#### The exercise
Leave out the images; return the rest of the data exactly.

^^^^^^^^

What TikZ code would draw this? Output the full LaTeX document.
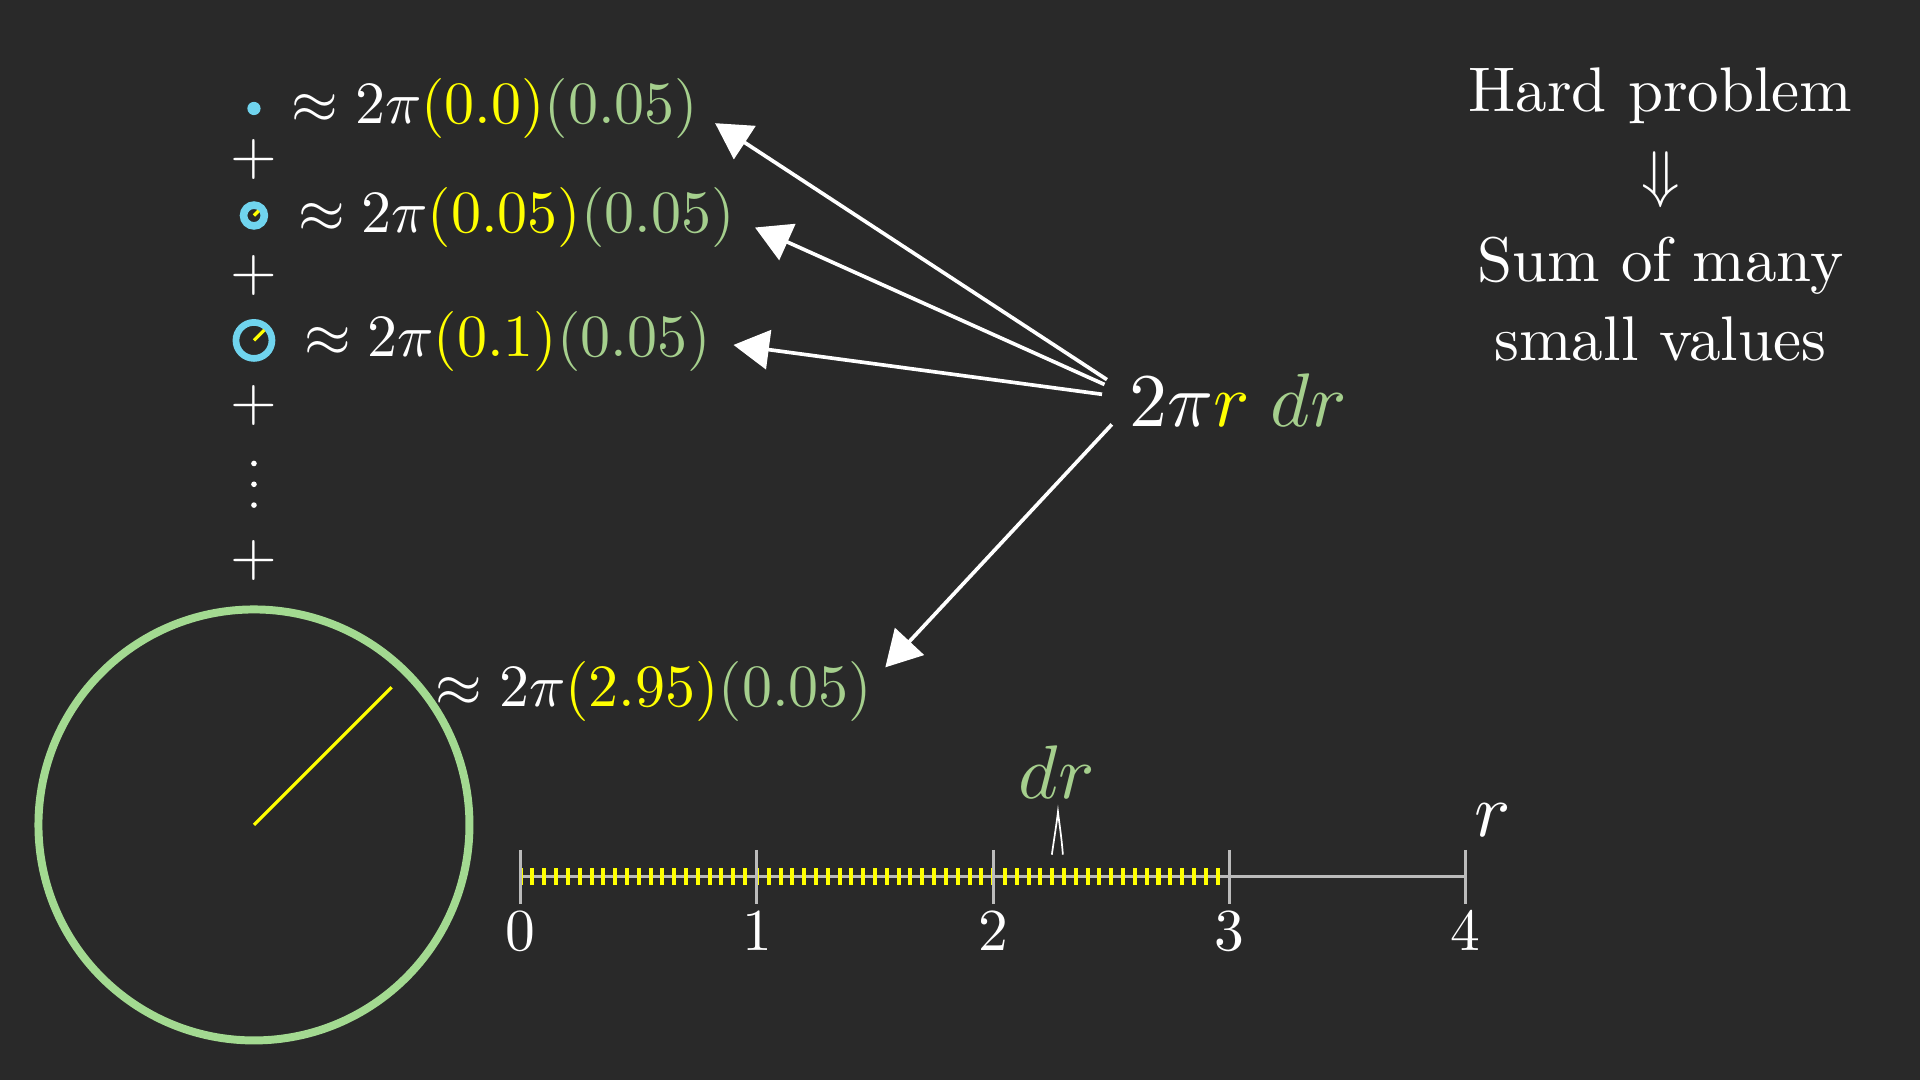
\RequirePackage{fix-cm}
\documentclass[tikz,border=0pt]{standalone}
\usepackage{graphicx}
\usetikzlibrary{arrows.meta}
\definecolor{bg}{RGB}{41,41,41}
\definecolor{myyellow}{RGB}{255,255,0}
\definecolor{mygreen}{RGB}{165,207,141}
\definecolor{circgreen}{RGB}{163,218,145}
\definecolor{mycyan}{RGB}{112,212,238}
\definecolor{axisgray}{RGB}{187,187,187}
\newcommand\rowsz[1]{\scalebox{2.45}{$#1$}}
\newcommand\bigsz[1]{\scalebox{3.1}{$#1$}}
\newcommand\rsz[1]{\scalebox{2.575}{#1}}
\newcommand\axsz[1]{\scalebox{2.43}{$#1$}}
\begin{document}
\begin{tikzpicture}[x=0.5pt,y=-0.5pt,
  txt/.style={inner sep=0pt, text=white, font=\fontsize{10}{12}\selectfont},
  rowtext/.style={txt, anchor=base west},
  rtext/.style={txt, anchor=base},
  axlabel/.style={txt, anchor=base},
  ptr/.style={draw=white, line width=1.5pt, -{Triangle[length=14.5pt,width=16pt]}},
  axisline/.style={draw=axisgray, line width=1.4pt},
  tickline/.style={draw=axisgray, line width=1.25pt},
  radline/.style={draw=myyellow, line width=1.35pt}
]
\fill[bg] (0,0) rectangle (1568,882);
\useasboundingbox (0,0) rectangle (1568,882);

% left column icons
\fill[mycyan] (207.4,88.6) circle (5.4);
\draw[mycyan, line width=3.1pt] (207.4,176) circle (8.5);
\draw[radline] (207.4,176) -- ++(-45:5.4);
\draw[mycyan, line width=2.75pt] (207.4,278) circle (14.7);
\draw[radline] (207.4,278) -- ++(-45:12);

% rows
\node[rowtext] (e1) at (238,101) {\rowsz{\approx 2\pi\textcolor{myyellow}{(0.0)}\textcolor{mygreen}{(0.05)}}};
\node[rowtext] (e2) at (243,190) {\rowsz{\approx 2\pi\textcolor{myyellow}{(0.05)}\textcolor{mygreen}{(0.05)}}};
\node[rowtext] (e3) at (248,291) {\rowsz{\approx 2\pi\textcolor{myyellow}{(0.1)}\textcolor{mygreen}{(0.05)}}};
\node[rowtext] (e4) at (355.6,576.6) {\rowsz{\approx 2\pi\textcolor{myyellow}{(2.95)}\textcolor{mygreen}{(0.05)}}};

\node[txt] (p1) at (207.4,129.9) {\rowsz{+}};
\node[txt] (p2) at (207.4,224.6) {\rowsz{+}};
\node[txt] (p3) at (207.4,331) {\rowsz{+}};
\node[txt] (p4) at (207.4,458) {\rowsz{+}};
% vertical ellipsis
\foreach \yy in {378.5,395.5,412.5} \fill[white] (207.4,\yy) circle (2.3);

% big circle
\draw[circgreen, line width=3.25pt] (207.4,673.7) circle (176);
\draw[radline] (207.4,673.7) -- (319.8,561.3);

% central expression
\node[txt, anchor=base west] (expr) at (922,348.5) {\bigsz{2\pi\textcolor{myyellow}{r}\;\textcolor{mygreen}{dr}}};

% arrows
\coordinate (s1) at (904,310);
\coordinate (s2) at (902,314);
\coordinate (s3) at (900,322);
\coordinate (s4) at (908,346.6);
\coordinate (t1) at (584,100.6);
\coordinate (t2) at (616.6,185.8);
\coordinate (t3) at (599,281.7);
\coordinate (t4) at (723,545);
\draw[ptr] (s1) -- (t1);
\draw[ptr] (s2) -- (t2);
\draw[ptr] (s3) -- (t3);
\draw[ptr] (s4) -- (t4);

% right text
\node[rtext] (h1) at (1356,91.2) {\rsz{Hard problem}};
\node[txt] (h2) at (1356,147) {\rsz{$\Downarrow$}};
\node[rtext] (h3) at (1356,230) {\rsz{Sum of many}};
\node[rtext] (h4) at (1356,294) {\rsz{small values}};

% number line
\draw[axisline] (425.2,716) -- (1196.9,716);
\foreach \k in {0,...,59} \fill[myyellow] ({425.2+9.6465*\k-1.65},709) rectangle ++(3.3,14);
\foreach \i in {0,...,4} {
  \draw[tickline] ({425.2+192.93*\i},694) -- ++(0,44);
  \node[axlabel] (l\i) at ({425.2+192.93*\i},776) {\axsz{\i}};
}
\node[txt, anchor=base, text=mygreen] (drl) at (863,652) {\bigsz{dr}};
\node[txt, anchor=base] (rl) at (1219,683) {\bigsz{r}};
\draw[white, line width=0.7pt] (859,698) .. controls (861,684) and (863,672) .. (864,663) .. controls (865,672) and (867,684) .. (868,698);
\end{tikzpicture}
\end{document}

^^^^^^^^

#### Exercise output
What TikZ code would draw this? Output the full LaTeX document.
\RequirePackage{fix-cm}
\documentclass[tikz,border=0pt]{standalone}
\usepackage{graphicx}
\usetikzlibrary{arrows.meta}
\definecolor{bg}{RGB}{41,41,41}
\definecolor{myyellow}{RGB}{255,255,0}
\definecolor{mygreen}{RGB}{165,207,141}
\definecolor{circgreen}{RGB}{163,218,145}
\definecolor{mycyan}{RGB}{112,212,238}
\definecolor{axisgray}{RGB}{187,187,187}
\newcommand\rowsz[1]{\scalebox{2.45}{$#1$}}
\newcommand\bigsz[1]{\scalebox{3.1}{$#1$}}
\newcommand\rsz[1]{\scalebox{2.575}{#1}}
\newcommand\axsz[1]{\scalebox{2.43}{$#1$}}
\begin{document}
\begin{tikzpicture}[x=0.5pt,y=-0.5pt,
  txt/.style={inner sep=0pt, text=white, font=\fontsize{10}{12}\selectfont},
  rowtext/.style={txt, anchor=base west},
  rtext/.style={txt, anchor=base},
  axlabel/.style={txt, anchor=base},
  ptr/.style={draw=white, line width=1.5pt, -{Triangle[length=14.5pt,width=16pt]}},
  axisline/.style={draw=axisgray, line width=1.4pt},
  tickline/.style={draw=axisgray, line width=1.25pt},
  radline/.style={draw=myyellow, line width=1.35pt}
]
\fill[bg] (0,0) rectangle (1568,882);
\useasboundingbox (0,0) rectangle (1568,882);

% left column icons
\fill[mycyan] (207.4,88.6) circle (5.4);
\draw[mycyan, line width=3.1pt] (207.4,176) circle (8.5);
\draw[radline] (207.4,176) -- ++(-45:5.4);
\draw[mycyan, line width=2.75pt] (207.4,278) circle (14.7);
\draw[radline] (207.4,278) -- ++(-45:12);

% rows
\node[rowtext] (e1) at (238,101) {\rowsz{\approx 2\pi\textcolor{myyellow}{(0.0)}\textcolor{mygreen}{(0.05)}}};
\node[rowtext] (e2) at (243,190) {\rowsz{\approx 2\pi\textcolor{myyellow}{(0.05)}\textcolor{mygreen}{(0.05)}}};
\node[rowtext] (e3) at (248,291) {\rowsz{\approx 2\pi\textcolor{myyellow}{(0.1)}\textcolor{mygreen}{(0.05)}}};
\node[rowtext] (e4) at (355.6,576.6) {\rowsz{\approx 2\pi\textcolor{myyellow}{(2.95)}\textcolor{mygreen}{(0.05)}}};

\node[txt] (p1) at (207.4,129.9) {\rowsz{+}};
\node[txt] (p2) at (207.4,224.6) {\rowsz{+}};
\node[txt] (p3) at (207.4,331) {\rowsz{+}};
\node[txt] (p4) at (207.4,458) {\rowsz{+}};
% vertical ellipsis
\foreach \yy in {378.5,395.5,412.5} \fill[white] (207.4,\yy) circle (2.3);

% big circle
\draw[circgreen, line width=3.25pt] (207.4,673.7) circle (176);
\draw[radline] (207.4,673.7) -- (319.8,561.3);

% central expression
\node[txt, anchor=base west] (expr) at (922,348.5) {\bigsz{2\pi\textcolor{myyellow}{r}\;\textcolor{mygreen}{dr}}};

% arrows
\coordinate (s1) at (904,310);
\coordinate (s2) at (902,314);
\coordinate (s3) at (900,322);
\coordinate (s4) at (908,346.6);
\coordinate (t1) at (584,100.6);
\coordinate (t2) at (616.6,185.8);
\coordinate (t3) at (599,281.7);
\coordinate (t4) at (723,545);
\draw[ptr] (s1) -- (t1);
\draw[ptr] (s2) -- (t2);
\draw[ptr] (s3) -- (t3);
\draw[ptr] (s4) -- (t4);

% right text
\node[rtext] (h1) at (1356,91.2) {\rsz{Hard problem}};
\node[txt] (h2) at (1356,147) {\rsz{$\Downarrow$}};
\node[rtext] (h3) at (1356,230) {\rsz{Sum of many}};
\node[rtext] (h4) at (1356,294) {\rsz{small values}};

% number line
\draw[axisline] (425.2,716) -- (1196.9,716);
\foreach \k in {0,...,59} \fill[myyellow] ({425.2+9.6465*\k-1.65},709) rectangle ++(3.3,14);
\foreach \i in {0,...,4} {
  \draw[tickline] ({425.2+192.93*\i},694) -- ++(0,44);
  \node[axlabel] (l\i) at ({425.2+192.93*\i},776) {\axsz{\i}};
}
\node[txt, anchor=base, text=mygreen] (drl) at (863,652) {\bigsz{dr}};
\node[txt, anchor=base] (rl) at (1219,683) {\bigsz{r}};
\draw[white, line width=0.7pt] (859,698) .. controls (861,684) and (863,672) .. (864,663) .. controls (865,672) and (867,684) .. (868,698);
\end{tikzpicture}
\end{document}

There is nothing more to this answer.